**YOUR TASK**
Leaving out every picture, retype the lines below from the top through the one that contains "-5.00, -5.10, -5.20, -5.45, -5.62, -5.70, -5.77]".

━━━ INFORMATION PROVIDED

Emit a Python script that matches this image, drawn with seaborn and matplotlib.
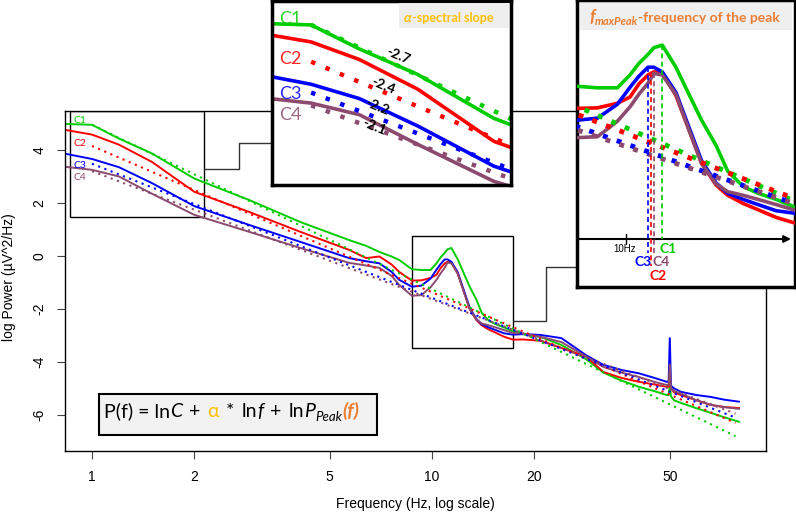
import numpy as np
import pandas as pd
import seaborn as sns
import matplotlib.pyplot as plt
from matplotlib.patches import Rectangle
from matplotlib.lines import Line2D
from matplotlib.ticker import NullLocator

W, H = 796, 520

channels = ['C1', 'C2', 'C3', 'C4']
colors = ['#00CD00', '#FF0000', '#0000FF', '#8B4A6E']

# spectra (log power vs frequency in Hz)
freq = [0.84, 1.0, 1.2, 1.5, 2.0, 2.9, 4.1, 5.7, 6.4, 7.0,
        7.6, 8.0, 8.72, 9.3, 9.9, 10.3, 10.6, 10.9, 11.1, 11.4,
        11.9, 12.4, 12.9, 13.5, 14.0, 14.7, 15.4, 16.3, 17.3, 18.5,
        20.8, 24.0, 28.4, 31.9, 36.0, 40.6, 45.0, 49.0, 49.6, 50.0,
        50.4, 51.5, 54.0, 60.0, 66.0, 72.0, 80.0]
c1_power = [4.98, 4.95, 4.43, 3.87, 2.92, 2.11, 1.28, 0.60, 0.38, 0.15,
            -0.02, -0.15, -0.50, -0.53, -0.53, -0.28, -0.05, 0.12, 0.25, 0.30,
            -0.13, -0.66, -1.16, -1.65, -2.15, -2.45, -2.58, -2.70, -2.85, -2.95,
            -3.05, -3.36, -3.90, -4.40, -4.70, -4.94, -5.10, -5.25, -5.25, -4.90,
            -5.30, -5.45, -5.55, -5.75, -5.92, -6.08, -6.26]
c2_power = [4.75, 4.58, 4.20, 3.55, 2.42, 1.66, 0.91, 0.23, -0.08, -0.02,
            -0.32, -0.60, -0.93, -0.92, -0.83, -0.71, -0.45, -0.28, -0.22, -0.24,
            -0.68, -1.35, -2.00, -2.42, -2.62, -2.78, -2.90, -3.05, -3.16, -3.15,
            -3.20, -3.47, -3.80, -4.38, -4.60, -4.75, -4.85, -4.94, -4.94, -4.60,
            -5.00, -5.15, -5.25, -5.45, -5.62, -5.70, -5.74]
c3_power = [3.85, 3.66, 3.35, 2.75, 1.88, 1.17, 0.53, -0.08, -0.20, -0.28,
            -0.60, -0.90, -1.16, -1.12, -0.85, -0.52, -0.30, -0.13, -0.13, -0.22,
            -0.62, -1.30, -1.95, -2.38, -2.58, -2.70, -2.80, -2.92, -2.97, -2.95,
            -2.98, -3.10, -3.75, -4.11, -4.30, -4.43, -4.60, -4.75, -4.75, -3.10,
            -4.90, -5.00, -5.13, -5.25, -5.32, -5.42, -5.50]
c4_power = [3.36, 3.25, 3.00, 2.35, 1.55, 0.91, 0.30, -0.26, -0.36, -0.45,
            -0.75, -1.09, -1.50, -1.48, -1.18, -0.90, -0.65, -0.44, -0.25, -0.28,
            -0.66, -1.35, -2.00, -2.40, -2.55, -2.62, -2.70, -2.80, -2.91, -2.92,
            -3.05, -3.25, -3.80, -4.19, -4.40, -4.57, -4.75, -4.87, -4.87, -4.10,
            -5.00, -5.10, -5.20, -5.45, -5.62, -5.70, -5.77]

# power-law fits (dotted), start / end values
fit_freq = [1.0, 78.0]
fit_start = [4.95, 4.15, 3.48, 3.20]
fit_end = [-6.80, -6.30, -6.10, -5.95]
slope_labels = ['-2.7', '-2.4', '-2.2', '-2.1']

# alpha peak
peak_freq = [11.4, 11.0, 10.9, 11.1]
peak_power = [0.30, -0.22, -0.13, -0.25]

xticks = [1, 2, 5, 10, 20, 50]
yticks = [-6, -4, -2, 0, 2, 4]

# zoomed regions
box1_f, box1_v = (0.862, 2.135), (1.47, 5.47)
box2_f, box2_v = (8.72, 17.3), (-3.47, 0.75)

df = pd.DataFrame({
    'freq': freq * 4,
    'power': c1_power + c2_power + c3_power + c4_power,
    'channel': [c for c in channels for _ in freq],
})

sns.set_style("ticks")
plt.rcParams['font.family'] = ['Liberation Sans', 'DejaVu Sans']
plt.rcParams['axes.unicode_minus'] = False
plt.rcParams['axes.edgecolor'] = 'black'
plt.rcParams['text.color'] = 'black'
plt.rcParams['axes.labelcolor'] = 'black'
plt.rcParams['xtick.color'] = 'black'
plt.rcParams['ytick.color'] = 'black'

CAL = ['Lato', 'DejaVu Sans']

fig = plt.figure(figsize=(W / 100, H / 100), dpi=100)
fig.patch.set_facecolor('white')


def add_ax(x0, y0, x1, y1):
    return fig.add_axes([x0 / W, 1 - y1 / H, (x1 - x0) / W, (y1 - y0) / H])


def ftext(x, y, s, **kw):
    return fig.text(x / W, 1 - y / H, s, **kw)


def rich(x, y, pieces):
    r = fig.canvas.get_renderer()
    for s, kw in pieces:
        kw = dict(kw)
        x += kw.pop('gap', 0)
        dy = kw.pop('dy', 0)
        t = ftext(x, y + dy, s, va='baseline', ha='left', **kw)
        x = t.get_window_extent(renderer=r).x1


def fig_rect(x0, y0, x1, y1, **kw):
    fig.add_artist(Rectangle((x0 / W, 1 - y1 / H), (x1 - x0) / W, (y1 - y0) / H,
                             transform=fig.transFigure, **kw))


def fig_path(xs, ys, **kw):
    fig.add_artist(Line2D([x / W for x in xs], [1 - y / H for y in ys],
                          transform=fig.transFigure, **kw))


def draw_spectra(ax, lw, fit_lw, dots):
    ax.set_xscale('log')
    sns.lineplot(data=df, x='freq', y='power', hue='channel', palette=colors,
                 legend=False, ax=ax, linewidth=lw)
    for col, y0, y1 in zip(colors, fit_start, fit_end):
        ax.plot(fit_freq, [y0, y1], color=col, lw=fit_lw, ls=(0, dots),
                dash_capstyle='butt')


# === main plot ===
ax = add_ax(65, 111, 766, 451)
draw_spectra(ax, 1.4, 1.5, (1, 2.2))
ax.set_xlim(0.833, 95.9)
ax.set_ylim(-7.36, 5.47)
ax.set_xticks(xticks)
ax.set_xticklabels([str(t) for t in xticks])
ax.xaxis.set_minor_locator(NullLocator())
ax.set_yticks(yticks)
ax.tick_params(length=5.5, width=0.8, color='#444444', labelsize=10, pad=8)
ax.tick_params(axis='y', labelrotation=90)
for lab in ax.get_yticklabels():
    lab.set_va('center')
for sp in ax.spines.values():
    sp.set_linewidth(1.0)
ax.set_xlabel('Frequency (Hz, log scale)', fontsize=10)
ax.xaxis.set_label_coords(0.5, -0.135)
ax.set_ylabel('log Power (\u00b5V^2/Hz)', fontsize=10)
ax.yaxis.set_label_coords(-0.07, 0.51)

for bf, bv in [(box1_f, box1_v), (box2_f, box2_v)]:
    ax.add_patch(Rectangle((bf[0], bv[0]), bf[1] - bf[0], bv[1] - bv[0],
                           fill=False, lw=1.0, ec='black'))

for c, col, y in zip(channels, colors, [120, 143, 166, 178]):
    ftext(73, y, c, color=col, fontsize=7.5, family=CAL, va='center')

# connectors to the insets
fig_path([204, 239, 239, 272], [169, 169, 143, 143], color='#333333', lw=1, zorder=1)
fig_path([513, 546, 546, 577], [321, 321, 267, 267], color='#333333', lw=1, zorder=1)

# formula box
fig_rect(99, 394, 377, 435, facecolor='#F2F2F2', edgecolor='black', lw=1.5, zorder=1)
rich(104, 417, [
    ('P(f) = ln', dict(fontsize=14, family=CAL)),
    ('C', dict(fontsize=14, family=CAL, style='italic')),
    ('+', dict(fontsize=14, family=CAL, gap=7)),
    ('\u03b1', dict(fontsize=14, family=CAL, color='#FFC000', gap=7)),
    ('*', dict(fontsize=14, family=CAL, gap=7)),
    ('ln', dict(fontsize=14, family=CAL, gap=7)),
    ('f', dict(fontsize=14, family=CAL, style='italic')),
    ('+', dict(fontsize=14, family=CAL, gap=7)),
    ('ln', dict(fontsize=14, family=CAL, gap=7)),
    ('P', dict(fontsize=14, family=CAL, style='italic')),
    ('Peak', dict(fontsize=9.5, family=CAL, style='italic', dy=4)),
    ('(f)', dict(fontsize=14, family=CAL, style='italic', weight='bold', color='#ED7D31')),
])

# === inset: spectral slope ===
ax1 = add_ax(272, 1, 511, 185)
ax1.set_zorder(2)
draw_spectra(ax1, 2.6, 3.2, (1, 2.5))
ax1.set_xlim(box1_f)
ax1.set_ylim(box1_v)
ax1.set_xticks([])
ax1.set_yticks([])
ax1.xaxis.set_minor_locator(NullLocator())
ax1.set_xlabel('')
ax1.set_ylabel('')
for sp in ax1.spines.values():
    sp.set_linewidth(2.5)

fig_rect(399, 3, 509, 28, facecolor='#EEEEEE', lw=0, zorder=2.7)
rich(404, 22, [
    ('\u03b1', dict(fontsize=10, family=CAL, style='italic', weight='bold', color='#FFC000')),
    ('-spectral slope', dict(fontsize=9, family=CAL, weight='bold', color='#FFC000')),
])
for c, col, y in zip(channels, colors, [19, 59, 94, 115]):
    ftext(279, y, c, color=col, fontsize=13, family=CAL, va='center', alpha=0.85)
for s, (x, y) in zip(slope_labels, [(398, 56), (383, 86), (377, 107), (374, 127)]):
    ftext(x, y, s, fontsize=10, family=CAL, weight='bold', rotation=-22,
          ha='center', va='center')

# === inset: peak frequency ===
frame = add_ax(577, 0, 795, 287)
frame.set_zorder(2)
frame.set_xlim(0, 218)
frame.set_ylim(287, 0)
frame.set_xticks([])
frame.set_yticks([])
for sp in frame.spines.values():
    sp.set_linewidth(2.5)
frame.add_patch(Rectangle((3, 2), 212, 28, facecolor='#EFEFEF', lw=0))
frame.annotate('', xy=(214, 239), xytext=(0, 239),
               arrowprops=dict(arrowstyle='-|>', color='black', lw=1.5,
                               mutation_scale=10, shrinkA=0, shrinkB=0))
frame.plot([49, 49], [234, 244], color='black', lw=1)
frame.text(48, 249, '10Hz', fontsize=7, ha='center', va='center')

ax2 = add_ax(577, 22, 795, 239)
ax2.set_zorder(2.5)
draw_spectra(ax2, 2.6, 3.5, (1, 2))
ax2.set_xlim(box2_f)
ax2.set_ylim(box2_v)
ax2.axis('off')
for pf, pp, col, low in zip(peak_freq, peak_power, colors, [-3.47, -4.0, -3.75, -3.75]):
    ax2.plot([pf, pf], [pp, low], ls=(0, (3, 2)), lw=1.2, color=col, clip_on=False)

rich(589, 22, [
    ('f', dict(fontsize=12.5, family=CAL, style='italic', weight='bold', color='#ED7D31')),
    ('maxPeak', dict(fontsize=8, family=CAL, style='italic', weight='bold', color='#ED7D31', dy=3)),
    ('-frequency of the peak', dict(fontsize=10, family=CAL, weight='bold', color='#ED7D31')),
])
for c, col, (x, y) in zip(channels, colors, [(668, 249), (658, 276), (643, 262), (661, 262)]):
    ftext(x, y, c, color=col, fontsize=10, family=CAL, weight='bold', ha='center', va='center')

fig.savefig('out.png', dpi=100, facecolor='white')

━━━━━━

**WORKED SOLUTION**
Emit a Python script that matches this image, drawn with seaborn and matplotlib.
import numpy as np
import pandas as pd
import seaborn as sns
import matplotlib.pyplot as plt
from matplotlib.patches import Rectangle
from matplotlib.lines import Line2D
from matplotlib.ticker import NullLocator

W, H = 796, 520

channels = ['C1', 'C2', 'C3', 'C4']
colors = ['#00CD00', '#FF0000', '#0000FF', '#8B4A6E']

# spectra (log power vs frequency in Hz)
freq = [0.84, 1.0, 1.2, 1.5, 2.0, 2.9, 4.1, 5.7, 6.4, 7.0,
        7.6, 8.0, 8.72, 9.3, 9.9, 10.3, 10.6, 10.9, 11.1, 11.4,
        11.9, 12.4, 12.9, 13.5, 14.0, 14.7, 15.4, 16.3, 17.3, 18.5,
        20.8, 24.0, 28.4, 31.9, 36.0, 40.6, 45.0, 49.0, 49.6, 50.0,
        50.4, 51.5, 54.0, 60.0, 66.0, 72.0, 80.0]
c1_power = [4.98, 4.95, 4.43, 3.87, 2.92, 2.11, 1.28, 0.60, 0.38, 0.15,
            -0.02, -0.15, -0.50, -0.53, -0.53, -0.28, -0.05, 0.12, 0.25, 0.30,
            -0.13, -0.66, -1.16, -1.65, -2.15, -2.45, -2.58, -2.70, -2.85, -2.95,
            -3.05, -3.36, -3.90, -4.40, -4.70, -4.94, -5.10, -5.25, -5.25, -4.90,
            -5.30, -5.45, -5.55, -5.75, -5.92, -6.08, -6.26]
c2_power = [4.75, 4.58, 4.20, 3.55, 2.42, 1.66, 0.91, 0.23, -0.08, -0.02,
            -0.32, -0.60, -0.93, -0.92, -0.83, -0.71, -0.45, -0.28, -0.22, -0.24,
            -0.68, -1.35, -2.00, -2.42, -2.62, -2.78, -2.90, -3.05, -3.16, -3.15,
            -3.20, -3.47, -3.80, -4.38, -4.60, -4.75, -4.85, -4.94, -4.94, -4.60,
            -5.00, -5.15, -5.25, -5.45, -5.62, -5.70, -5.74]
c3_power = [3.85, 3.66, 3.35, 2.75, 1.88, 1.17, 0.53, -0.08, -0.20, -0.28,
            -0.60, -0.90, -1.16, -1.12, -0.85, -0.52, -0.30, -0.13, -0.13, -0.22,
            -0.62, -1.30, -1.95, -2.38, -2.58, -2.70, -2.80, -2.92, -2.97, -2.95,
            -2.98, -3.10, -3.75, -4.11, -4.30, -4.43, -4.60, -4.75, -4.75, -3.10,
            -4.90, -5.00, -5.13, -5.25, -5.32, -5.42, -5.50]
c4_power = [3.36, 3.25, 3.00, 2.35, 1.55, 0.91, 0.30, -0.26, -0.36, -0.45,
            -0.75, -1.09, -1.50, -1.48, -1.18, -0.90, -0.65, -0.44, -0.25, -0.28,
            -0.66, -1.35, -2.00, -2.40, -2.55, -2.62, -2.70, -2.80, -2.91, -2.92,
            -3.05, -3.25, -3.80, -4.19, -4.40, -4.57, -4.75, -4.87, -4.87, -4.10,
            -5.00, -5.10, -5.20, -5.45, -5.62, -5.70, -5.77]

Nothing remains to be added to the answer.